You will need a very beefy PC if you want to run the game on its highest settings; with a powerful PC I still had to drop the settings one notch to retain a good frame rate in some areas. Fortunately, even with the settings slightly lowered the game still looks excellent. It's also worth noting that the title still doesn't have a Field of View slider, and though I didn't have any issues with the default, those who are prone to motion sickness in first person games should be aware of this.
The audio is also very strong, with weapons in particular sounding far punchier and more detailed compared to previous Metro games. The growling, skittering and sometimes squishing noises of mutants are used to incredible effect to build tension as you explore some claustrophobic long-abandoned structures while waiting for whatever is making these terrible noises to jump out and try and eat your face. During story scenes with characters talking, it seems like there was some attempt to change the volume of character voices depending on how far away they are, and this sometimes results in slightly muffled or tinny voice lines that sound a bit off. During gameplay, some music and audio cues, like the horn sound that plays when an enemy can see you during stealth, are recycled from Last Light, but continue to work well. There are also some sections where new music is present, be it low-key orchestral or blood-pumping electric guitars, and it generally works well.

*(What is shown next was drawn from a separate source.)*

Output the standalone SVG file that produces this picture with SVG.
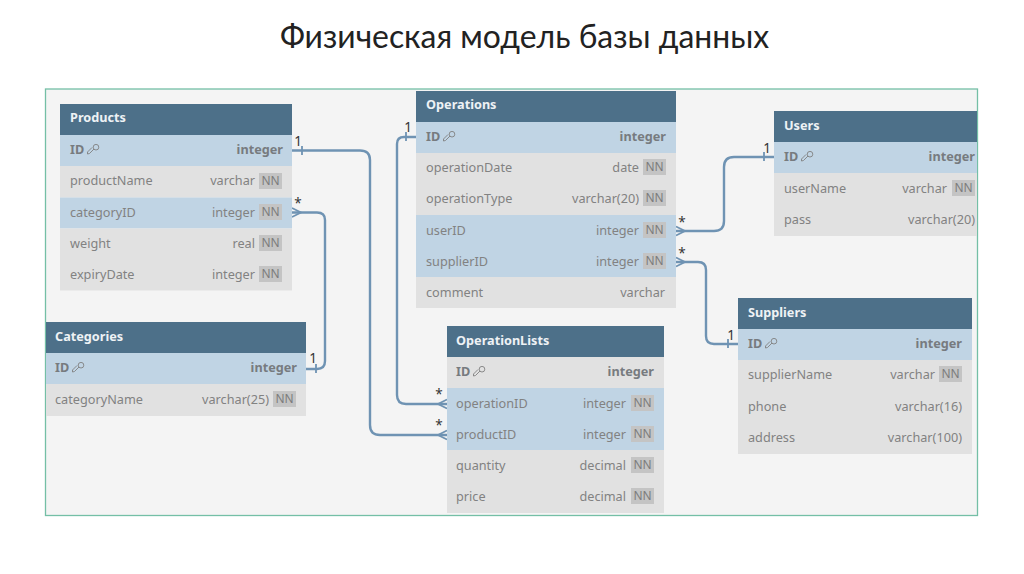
<svg xmlns="http://www.w3.org/2000/svg" width="1024" height="574" viewBox="0 0 1024 574">
<style>
text{font-family:"Noto Sans","Open Sans","DejaVu Sans",sans-serif;font-size:12.700px;fill:#828282}
.title{font-family:Lato,"Open Sans",sans-serif;font-size:31.900px;fill:#222;text-anchor:middle}
.h{fill:#4d7089}
.ht{fill:#eef2f5;font-weight:700}
.r{fill:#e1e1e1}
.k{fill:#c0d4e4}
.id{font-weight:700;fill:#777b7f}
.t{text-anchor:end}
.b{fill:#c4c4c4}
.nn{text-anchor:middle;font-size:12px;fill:#7c7c7c}
.c{fill:none;stroke:#6f93b3;stroke-width:2.400}
.m{fill:none;stroke:#6f93b3;stroke-width:1.800}
.l{fill:#333;font-size:13.500px;text-anchor:middle}
.key{fill:none;stroke:#808080;stroke-width:.900}
</style>
<defs>
<g id="key"><circle cx="5" cy="-1.800" r="2.800" class="key"/><path d="M3 0L-1.500 4.500L-3.500 5L-3.500 3L1 -1.500" class="key"/></g>
<g id="nnb"><rect x="-23" y="-8" width="23" height="16" class="b"/><text x="-11.500" y="4.300" class="nn">NN</text></g>
</defs>
<rect width="1024" height="574" fill="#fff"/>
<text x="524.500" y="47.500" class="title">Физическая модель базы данных</text>
<rect id="frame" x="45.500" y="89" width="932" height="426.500" fill="#f4f4f4" stroke="#74bfa6" stroke-width="1.300"/>

<g id="connectors">
<path class="c" d="M292 150.500H360Q370 150.500 370 160V425Q370 435 380 435H447"/>
<path class="c" d="M292 212.500H317Q325 212.500 325 220V361Q325 369 317 369H306"/>
<path class="c" d="M416 137H404Q397 137 397 144V395Q397 404 406 404H447"/>
<path class="c" d="M676 231H714Q724 231 724 221V167Q724 157 734 157H774"/>
<path class="c" d="M676 262H698Q706 262 706 270V336Q706 344 714 344H738"/>
<path class="m" d="M302 146V155M316 364V373M406 132V141M764 152V161M728 339V348"/>
<path class="m" d="M292 208L301 212.500L292 217M676 226.500L685 231L676 235.500M676 257.500L685 262L676 266.500M447 399.500L438 404L447 408.500M447 430.500L438 435L447 439.500"/>
<text class="l" x="298" y="146">1</text>
<text class="l" x="298" y="208">*</text>
<text class="l" x="313" y="363">1</text>
<text class="l" x="408" y="132">1</text>
<text class="l" x="767" y="153">1</text>
<text class="l" x="682" y="227">*</text>
<text class="l" x="682" y="258">*</text>
<text class="l" x="731" y="340">1</text>
<text class="l" x="439" y="399">*</text>
<text class="l" x="439" y="430">*</text>
</g>

<g id="products">
<rect class="h" x="60" y="104" width="232" height="31"/><text class="ht" x="70" y="122">Products</text>
<rect class="k" x="60" y="135" width="232" height="31"/><text class="id" x="70" y="154">ID</text><use href="#key" x="91" y="149"/><text class="id t" x="283" y="154">integer</text>
<rect class="r" x="60" y="166" width="232" height="31.500"/><text x="70" y="185">productName</text><text class="t" x="255" y="185">varchar</text><use href="#nnb" x="282" y="181"/>
<rect class="k" x="60" y="197.500" width="232" height="31"/><text x="70" y="217">categoryID</text><text class="t" x="255" y="217">integer</text><use href="#nnb" x="282" y="212"/>
<rect class="r" x="60" y="228.500" width="232" height="62"/><text x="70" y="248">weight</text><text class="t" x="255" y="248">real</text><use href="#nnb" x="282" y="243"/>
<text x="70" y="279">expiryDate</text><text class="t" x="255" y="279">integer</text><use href="#nnb" x="282" y="274"/>
</g>

<g id="categories">
<rect class="h" x="46" y="322" width="260" height="31"/><text class="ht" x="55" y="341">Categories</text>
<rect class="k" x="46" y="353" width="260" height="31"/><text class="id" x="55" y="372">ID</text><use href="#key" x="76" y="367"/><text class="id t" x="297" y="372">integer</text>
<rect class="r" x="46" y="384" width="260" height="32"/><text x="55" y="404">categoryName</text><text class="t" x="269" y="404">varchar(25)</text><use href="#nnb" x="296" y="399"/>
</g>

<g id="operations">
<rect class="h" x="416" y="91" width="260" height="31"/><text class="ht" x="426" y="109">Operations</text>
<rect class="k" x="416" y="122" width="260" height="31"/><text class="id" x="426" y="141">ID</text><use href="#key" x="447" y="136"/><text class="id t" x="666" y="141">integer</text>
<rect class="r" x="416" y="153" width="260" height="62"/><text x="426" y="172">operationDate</text><text class="t" x="639" y="172">date</text><use href="#nnb" x="666" y="167"/>
<text x="426" y="203">operationType</text><text class="t" x="639" y="203">varchar(20)</text><use href="#nnb" x="666" y="198"/>
<rect class="k" x="416" y="215" width="260" height="62"/><text x="426" y="235">userID</text><text class="t" x="639" y="235">integer</text><use href="#nnb" x="666" y="230"/>
<text x="426" y="266">supplierID</text><text class="t" x="639" y="266">integer</text><use href="#nnb" x="666" y="261"/>
<rect class="r" x="416" y="277" width="260" height="31"/><text x="426" y="297">comment</text><text class="t" x="665" y="297">varchar</text>
</g>

<g id="users">
<rect class="h" x="774" y="111" width="203" height="31"/><text class="ht" x="784" y="130">Users</text>
<rect class="k" x="774" y="142" width="203" height="31"/><text class="id" x="784" y="161">ID</text><use href="#key" x="805" y="156"/><text class="id t" x="975" y="161">integer</text>
<rect class="r" x="774" y="173" width="203" height="63"/><text x="784" y="193">userName</text><text class="t" x="947" y="193">varchar</text><use href="#nnb" x="975" y="188"/>
<text x="784" y="224">pass</text><text class="t" x="975" y="224">varchar(20)</text>
</g>

<g id="suppliers">
<rect class="h" x="738" y="298" width="234" height="31"/><text class="ht" x="748" y="317">Suppliers</text>
<rect class="k" x="738" y="329" width="234" height="31"/><text class="id" x="748" y="348">ID</text><use href="#key" x="769" y="343"/><text class="id t" x="962" y="348">integer</text>
<rect class="r" x="738" y="360" width="234" height="94"/><text x="748" y="379">supplierName</text><text class="t" x="935" y="379">varchar</text><use href="#nnb" x="962" y="374"/>
<text x="748" y="410.500">phone</text><text class="t" x="962" y="410.500">varchar(16)</text>
<text x="748" y="442">address</text><text class="t" x="962" y="442">varchar(100)</text>
</g>

<g id="operationLists">
<rect class="h" x="447" y="326" width="217" height="31"/><text class="ht" x="456" y="345">OperationLists</text>
<rect class="r" x="447" y="357" width="217" height="31"/><text class="id" x="456" y="376">ID</text><use href="#key" x="477" y="371"/><text class="id t" x="654" y="376">integer</text>
<rect class="k" x="447" y="388" width="217" height="62"/><text x="456" y="408">operationID</text><text class="t" x="626" y="408">integer</text><use href="#nnb" x="654" y="403"/>
<text x="456" y="439">productID</text><text class="t" x="626" y="439">integer</text><use href="#nnb" x="654" y="434"/>
<rect class="r" x="447" y="450" width="217" height="63"/><text x="456" y="470">quantity</text><text class="t" x="626" y="470">decimal</text><use href="#nnb" x="654" y="465"/>
<text x="456" y="501">price</text><text class="t" x="626" y="501">decimal</text><use href="#nnb" x="654" y="496"/>
</g>
</svg>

Metro Exodus sees the series continuing its upward trend in pretty much every regard. The addition of open areas to explore, a greater variety of environments and further fleshing out of the Metro universe make the game an excellent follow-up to Last Light, even if a few of the rough edges like occasionally buggy AI are still hanging around, and some aspects of the storytelling are a bit clumsy. If you have enjoyed the series thus far, or like the idea of story driven atmospheric survival-horror shooter, Metro Exodus is absolutely worth picking up.